How to Go Urban Foraging

You don't need a forest to forage for food; edible plants can be found in cities, too. Here's how to get started on your urban foraging adventure.


  • TIP: Rinse everything thoroughly before eating.
  • Step 1: Be considerate. If you find something edible, don't take it all; leave some for other foragers and for the local animals that depend on it. If you find berries, seeds, or nuts, sprinkle some on the ground before you leave; it will help the plant reproduce.
  • FACT: Dandelions have higher amounts of iron and vitamin C than broccoli, and contain more beta-carotene than carrots.
  • Step 2: Take precautions. Don't forage within 4 feet of a house built before 1960 because of the possibility of lead-paint contamination; stay more than 30 feet away from a highway -- petroleum chemicals wear off tires and end up on nearby soil along with coolant, gas, and metals from car batteries; and never consume vegetation near railroad tracks, where the ground may be saturated with pesticides and herbicides.
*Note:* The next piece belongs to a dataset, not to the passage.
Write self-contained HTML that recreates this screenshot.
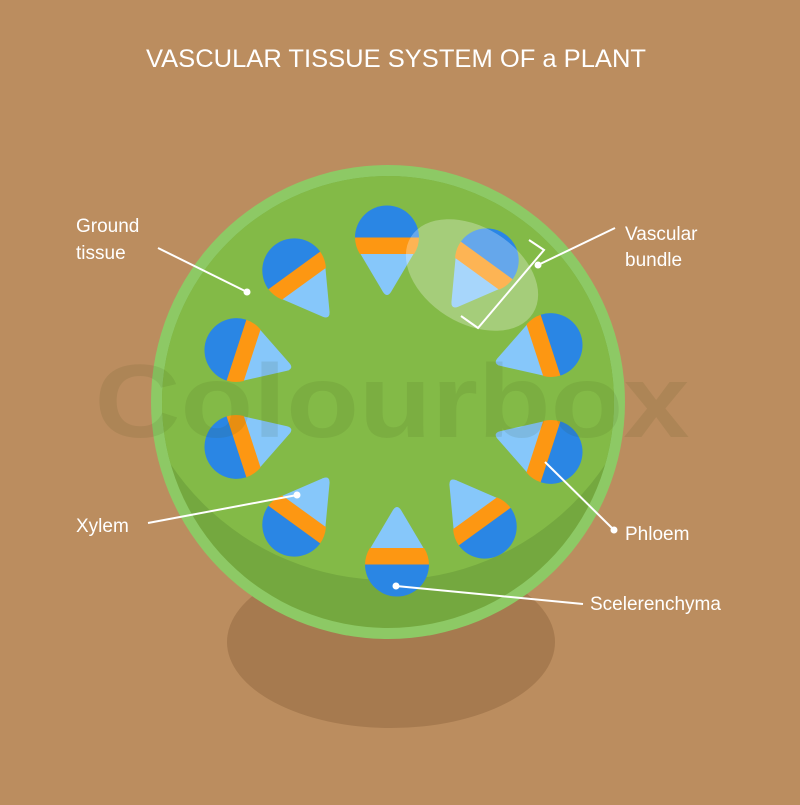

  • Step 3: Bring along a book that identifies plants, a picking pole to pluck fruit from trees, a pocketknife, a pair of scissors, and containers for stashing your finds. Check the internet for foraging maps -- guides people post to lead fellow foragers to bountiful locations.
  • Step 4: Research native plants grow in your area and -- more importantly -- which are safe to eat. Few plants are deadly, but many can make you sick. Call your local extension service for information, find a book on the subject, or do a web search for seminars on how to go urban foraging in your city.
  • Step 5: Know what's legal to forage. Laws vary from state to state and sometimes even from neighborhood to neighborhood, but in many places picking plants from city parks is against the law. As for trees that are on private property, you're generally allowed to pick any fruit that hangs over a public space.
  • Step 6: Know what urban foraging is: finding edible plants that grow in a city's public spaces.